C. At the Fall Assembly, the membership shall elect members to the Board of Directors, and should approve any major issue placed on the ballot by the Board.

 

D. Any other pertinent information of interest to the General Membership may be added to the Agenda of either General Assembly.

 

E. A Nominating Committee will consist of three Club members, and the President will appoint a Board member to serve as the Chair of the Committee. This Committee shall prepare and submit a slate of nominees for consideration by the General Assembly and election to the Board of Directors. This list will be distributed to the general membership at least 10 days prior to the election by e-mail or placed the Club’s web site.

 

 

 

 

 

 

 

F. Election for the Board shall be by ballot, unless there is only one nominee or less per open vacancy then in which case the Board can forgo the trouble and expense of a ballot and choose to have the candidates recognized by the Membership at the General Assembly with a voice acclamation. When a ballot is necessary, the Board is authorized to use the U.S. Postal Service, e-mail, or other remote correspondence communications source to distribute ballots, and to receive the votes of the membership. Ballots and all matters requiring Assembly voting, should be communicated to the membership and in such form so that member response can be received at least three days prior to a GM meeting. All votes will be tabulated at the Assembly. For the election, a member, who has the right to vote consistent with their membership, is entitled to a single vote.

 

Section 3. Emergency Assembly

 

A. The Board may call an emergency meeting of the General Membership Assembly to address unanticipated circumstances.

 

B. A call for an emergency meeting must be approved by a 2/3 majority of the Board attendees.

 

C. The General Membership can call for an Emergency Assembly by:

 

1. Requesting a Board Member to put forth the request; and

 

2. Presenting to the Board a signed petition consisting of 10% of the General Membership.

 

Section 4. Quorum

 

Nine (9) members in good standing shall constitute a quorum for the transaction of business, and all binding action of the Assembly shall be by majority vote of the members present. If an Assembly in session fails to meet the minimum quorum, the quorum may be waived for that particular meeting by a majority vote of the Assembly in good standing.

 

ARTICLE V MANAGEMENT AND ORGANIZATION

 

Section 1. Board of Directors

 

A. The Board of Directors of IACTC consists of the offices of the President, Vice-President, Secretary and Treasurer along with at least five directors. The President and Vice-President, Secretary and Treasurer shall be elected to two year terms. The President and Treasurer shall be elected every odd year and the Vice President and Secretary shall be elected every even year. The Board shall consist of at least five directors which shall be numbered 1 through 5 and be elected for two year terms. All odd numbered directors shall be elected every odd year and even numbered directors shall be elected every even year. The date of the election continues until the next election. The term of an Officer and Director shall be measured by a calendar year commencing on the election date within the first 10 days of January.

 

B. Each year, at the Fall Assembly meeting, new members shall be elected to replace the members of the Board who are completing their term.

 

C. A Board Member shall not hold elective office more than two consecutive terms unless the Nominating Committee determines there are insufficient other candidates running for the Board.

 

D. An Officer (President, Vice-President, Treasurer, Secretary) shall not hold elective office more than two terms unless the Nominating Committee determines there are insufficient other candidates running for Office.

 

E. Board members are expected to attend Board meetings. Board meetings are considered to have quorum when a majority of the Directors are in attendance.

 

 

 

 

 

 

 

 

F. Board members are expected to notify the President or Secretary if he or she will be absent from a meeting. A Board member with three unexcused absences may be suspended and dismissed from serving on the Board unless good cause can be shown to the Board for not attending.

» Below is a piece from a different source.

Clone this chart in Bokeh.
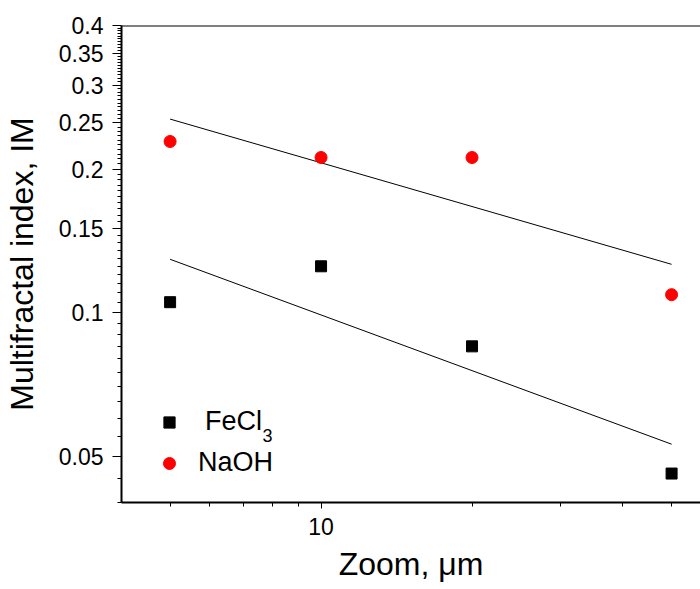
from bokeh.plotting import figure
from bokeh.models import (ColumnDataSource, FixedTicker, Legend, LegendItem, Label,
                          Span, Range1d, BasicTickFormatter)
from bokeh.embed import file_html
from bokeh.resources import INLINE

# ---- data ----
zoom_um = [5, 10, 20, 50]
fecl3_im = [0.1052, 0.1251, 0.0850, 0.0460]
naoh_im = [0.2285, 0.2115, 0.2115, 0.1091]

fit_zoom = [5, 50]
fecl3_fit = [0.1294, 0.0530]
naoh_fit = [0.2546, 0.1263]

x_major = [10]
x_major_labels = ["10"]
x_minor = [5, 6, 7, 8, 9, 20, 30, 40, 50]

y_major = [0.05, 0.1, 0.15, 0.2, 0.25, 0.3, 0.35, 0.4]
y_major_labels = ["0.05", "0.1", "0.15", "0.2", "0.25", "0.3", "0.35", "0.4"]
y_minor = [round(0.04 + 0.005 * i, 3) for i in range(73)]
y_minor = [v for v in y_minor if all(abs(v - m) > 1e-9 for m in y_major)]

FONT = "Liberation Sans"

pts = ColumnDataSource(dict(zoom=zoom_um, fecl3=fecl3_im, naoh=naoh_im))
fit = ColumnDataSource(dict(zoom=fit_zoom, fecl3=fecl3_fit, naoh=naoh_fit))

p = figure(width=700, height=589, x_axis_type="log", y_axis_type="log",
           x_range=Range1d(4, 57.1), y_range=Range1d(0.04, 0.4),
           output_backend="svg", toolbar_location=None,
           min_border_left=120, min_border_right=0, min_border_top=25,
           min_border_bottom=87)
p.grid.visible = False
p.outline_line_color = None
p.background_fill_color = "white"
p.border_fill_color = "white"

p.line("zoom", "fecl3", source=fit, line_color="black", line_width=1)
p.line("zoom", "naoh", source=fit, line_color="black", line_width=1)
r_fe = p.scatter("zoom", "fecl3", source=pts, marker="square", size=11,
                 fill_color="black", line_color="black")
r_na = p.scatter("zoom", "naoh", source=pts, marker="circle", size=12,
                 fill_color="red", line_color="red")

p.add_layout(Span(location=0.4, dimension="width", line_color="black", line_width=2))

# axes
for ax in (p.xaxis[0], p.yaxis[0]):
    ax.axis_line_width = 2
    ax.axis_line_color = "black"
    ax.major_tick_line_width = 1
    ax.minor_tick_line_width = 1
    ax.major_tick_in = 0
    ax.minor_tick_in = 0
    ax.major_label_text_font = FONT
    ax.major_label_text_font_size = "23px"
    ax.major_label_text_color = "black"
    ax.axis_label_text_font = FONT
    ax.axis_label_text_font_size = "32px"
    ax.axis_label_text_font_style = "normal"
    ax.axis_label_text_color = "black"
    ax.formatter = BasicTickFormatter()

p.xaxis.ticker = FixedTicker(ticks=x_major, minor_ticks=x_minor)
p.xaxis.major_label_overrides = dict(zip(x_major, x_major_labels))
p.xaxis.major_tick_out = 6
p.xaxis.minor_tick_out = 4
p.xaxis.major_label_standoff = 9
p.xaxis.axis_label = "Zoom, μm"
p.xaxis.axis_label_standoff = 8

p.yaxis.ticker = FixedTicker(ticks=y_major, minor_ticks=y_minor)
p.yaxis.major_label_overrides = dict(zip(y_major, y_major_labels))
p.yaxis.major_tick_out = 9
p.yaxis.minor_tick_out = 4
p.yaxis.major_label_standoff = 9
p.yaxis.axis_label = "Multifractal index, IM"
p.yaxis.axis_label_standoff = 16

# legends
common = dict(padding=0, margin=0, border_line_color=None, background_fill_alpha=0,
              label_text_font=FONT, label_text_font_size="27px",
              label_text_color="black", label_height=30, glyph_height=30, spacing=0)
leg1 = Legend(items=[LegendItem(label="FeCl", renderers=[r_fe])], location=(34, 65),
              glyph_width=28, label_standoff=22, **common)
leg2 = Legend(items=[LegendItem(label="NaOH", renderers=[r_na])], location=(33, 24),
              glyph_width=30, label_standoff=14, **common)
p.add_layout(leg1)
p.add_layout(leg2)
p.add_layout(Label(x=141, y=67, x_units="screen", y_units="screen", text="3",
                   text_font=FONT, text_font_size="18px", text_color="black",
                   text_baseline="alphabetic", text_align="left"))

open("out.html", "w").write(file_html(p, INLINE))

G. Upon receipt of the Board president’s Board Meeting agenda, a Board member who will be out of town, or for other good cause be unable to physically attend the Board Meeting at the designated site location may still participate in the meeting via remote electronic communication. Such remote electronic participation by a Board member shall be deemed to constitute attendance and therefore count towards satisfying the Board Meeting quorum requirement of two thirds of the Board. To participate via an electronic means, the Director should prior to a scheduled Board Meeting notify the Board President or other Board Member designated to monitor attendance. Unless there is a requirement that physical presence is needed for a particular meeting, or it is not logistically possible for the Board to arrange remote electronic communication, all requests shall be granted. Remote participation may be arranged in any manner wherein clear and consistent communications can be established between the physical meeting site and the remote location.

 

Section 2. Board Meetings

A. The Board shall meet on a monthly basis at least ten times a year. By majority decision, the Board will determine the date of such meetings and the need to cancel or to hold an extraordinary meeting.

 

B. Every Board Meeting should be preceded by an agenda by the President and sent to each Board Member at least three days prior to the meeting, when possible.

 

C. The President may call a special meeting of the Board which must be preceded by at least 2 days’ notice of the date, time and place of the meeting. The notice should explain the purpose of the meeting and no other business should be discussed unless approved by a majority of the Board members in attendance at the special meeting.

 

Section 3. Managing Organization

A. The Board of Directors consisting of the President, Vice -President, Treasurer and Secretary shall oversee the functions of the IACTC. The Board may establish operational committees for the purpose of advancing Club business and/or its mission. For example, the Board may establish the following Committees: Social Events, Public Relations, Membership, Communications, Financial, Disciplinary Action, and Audit. The Board, in its discretion, may establish, abolish, or consolidate any such Committees as it determines appropriate from time to time. A Director 6 and/or a Member in good standing will be Chair and/or Vice-Chair of each Committee for such term as established by the Board. The President shall be ex officio committee member on all committees with the exception of the nominating committee.

 

Section 4. Resignation of Directors

 

A. A director may resign at any time by delivering written notice to the Board of Directors or the President.

 

B. A resignation is effective when the notice is delivered unless the notice specifies a later effective date. If a resignation is made effective at a later date, the Board of Directors may fill the pending vacancy before the effective date if the Board of Directors provides that the successor does not take office until the effective date.

 

Section 5, Removal of Directors

 

A. Any member of the Board of Directors may be removed from office with or without cause by a majority of all votes of the directors, if the director was elected or appointed by the Directors or a majority of all votes if the Director was elected or appointed by the members.

 

B. A Director may also be removed for three unexcused absences from meetings in one year and upon majority vote of the Board.

 

 

 

 

 

 

C. A proposed removal of a director at a meeting shall require a separate vote for each director whose removal is sought.

 

D. If a removal is effected at a meeting, any vacancies created shall be filled by the members or directors eligible to vote for the removal.

 

E. Any director who is removed from the Board is not eligible to stand for reelection until the next annual meeting at which directors are elected.

 

F. Any director removed from office shall turn over to the board of directors within 72 hours any and all records of the Club in his or her possession.

 

G. If the director who is removed does not relinquish his or her office or turn over records as required under this section, the St. Lucie County circuit court may summarily order the director to relinquish his or her office and turn over corporate records upon application of any member.

 

H. A director elected or appointed by the Board may be removed without cause by a vote of two-thirds of the directors then in office.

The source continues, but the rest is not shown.